**Job**
Reproduce the full listing below unchanged, apart from the pictures.

# start of Dataset excerpt

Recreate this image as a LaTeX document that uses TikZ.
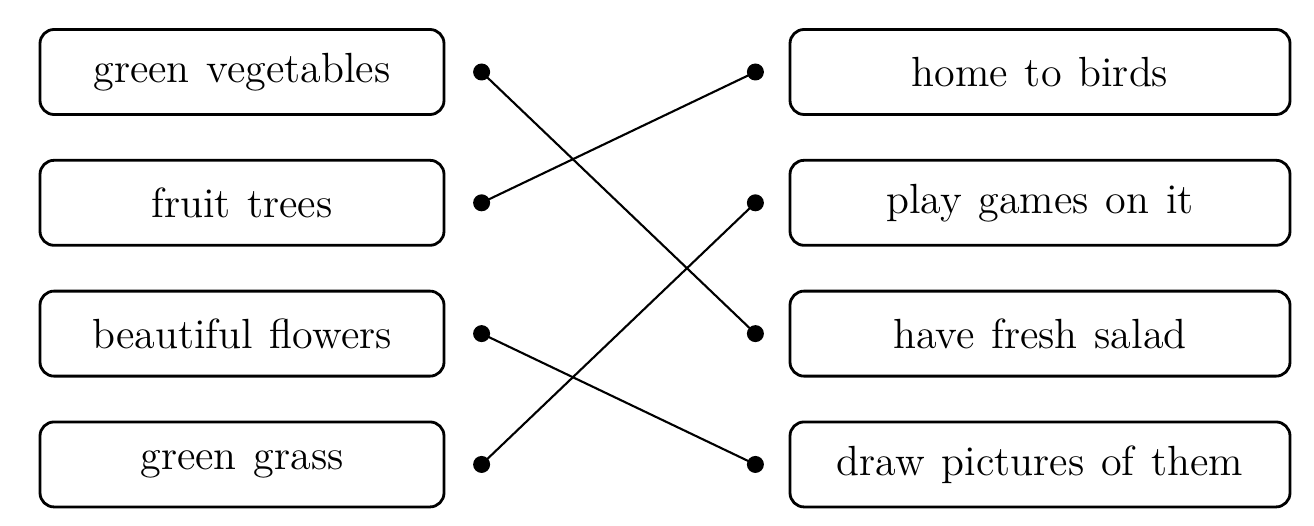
\documentclass[tikz,border=0pt]{standalone}
\usepackage{tikz}
\usetikzlibrary{positioning}
\newcommand{\boxfont}{\fontsize{12}{15}\selectfont\spaceskip=0.4em\relax}

\begin{document}
\begin{tikzpicture}[node distance=0.43cm]
	\tikzstyle{lbox}=[draw,rounded corners=4pt,thick,minimum width=4.04cm,minimum height=0.85cm,inner sep=2pt,align=center,font=\boxfont]
	\tikzstyle{rbox}=[lbox,minimum width=5.0cm]
	\tikzstyle{dot}=[circle,fill=black,inner sep=0pt,minimum size=0.17cm]
	\useasboundingbox (0,0) rectangle (13.14,-5.26);
	% left column
	\node[lbox] (l1) at (2.42,-0.72) {green vegetables};
	\node[lbox,below=of l1] (l2) {fruit trees};
	\node[lbox,below=of l2] (l3) {beautiful flowers};
	\node[lbox,below=of l3] (l4) {green grass};
	% right column
	\node[rbox] (r1) at (10.40,-0.72) {home to birds};
	\node[rbox,below=of r1] (r2) {play games on it};
	\node[rbox,below=of r2] (r3) {have fresh salad};
	\node[rbox,below=of r3] (r4) {draw pictures of them};
	% dots
	\node[dot,right=0.27cm of l1] (a1) {};
	\node[dot,right=0.27cm of l2] (a2) {};
	\node[dot,right=0.27cm of l3] (a3) {};
	\node[dot,right=0.27cm of l4] (a4) {};
	\node[dot,left=0.24cm of r1] (b1) {};
	\node[dot,left=0.24cm of r2] (b2) {};
	\node[dot,left=0.24cm of r3] (b3) {};
	\node[dot,left=0.24cm of r4] (b4) {};
	\draw[semithick] (a1.center)--(b3.center);
	\draw[semithick] (a2.center)--(b1.center);
	\draw[semithick] (a3.center)--(b4.center);
	\draw[semithick] (a4.center)--(b2.center);
\end{tikzpicture}
\end{document}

# end of Dataset excerpt

**Exercise answer**
Recreate this image as a LaTeX document that uses TikZ.
\documentclass[tikz,border=0pt]{standalone}
\usepackage{tikz}
\usetikzlibrary{positioning}
\newcommand{\boxfont}{\fontsize{12}{15}\selectfont\spaceskip=0.4em\relax}

\begin{document}
\begin{tikzpicture}[node distance=0.43cm]
	\tikzstyle{lbox}=[draw,rounded corners=4pt,thick,minimum width=4.04cm,minimum height=0.85cm,inner sep=2pt,align=center,font=\boxfont]
	\tikzstyle{rbox}=[lbox,minimum width=5.0cm]
	\tikzstyle{dot}=[circle,fill=black,inner sep=0pt,minimum size=0.17cm]
	\useasboundingbox (0,0) rectangle (13.14,-5.26);
	% left column
	\node[lbox] (l1) at (2.42,-0.72) {green vegetables};
	\node[lbox,below=of l1] (l2) {fruit trees};
	\node[lbox,below=of l2] (l3) {beautiful flowers};
	\node[lbox,below=of l3] (l4) {green grass};
	% right column
	\node[rbox] (r1) at (10.40,-0.72) {home to birds};
	\node[rbox,below=of r1] (r2) {play games on it};
	\node[rbox,below=of r2] (r3) {have fresh salad};
	\node[rbox,below=of r3] (r4) {draw pictures of them};
	% dots
	\node[dot,right=0.27cm of l1] (a1) {};
	\node[dot,right=0.27cm of l2] (a2) {};
	\node[dot,right=0.27cm of l3] (a3) {};
	\node[dot,right=0.27cm of l4] (a4) {};
	\node[dot,left=0.24cm of r1] (b1) {};
	\node[dot,left=0.24cm of r2] (b2) {};
	\node[dot,left=0.24cm of r3] (b3) {};
	\node[dot,left=0.24cm of r4] (b4) {};
	\draw[semithick] (a1.center)--(b3.center);
	\draw[semithick] (a2.center)--(b1.center);
	\draw[semithick] (a3.center)--(b4.center);
	\draw[semithick] (a4.center)--(b2.center);
\end{tikzpicture}
\end{document}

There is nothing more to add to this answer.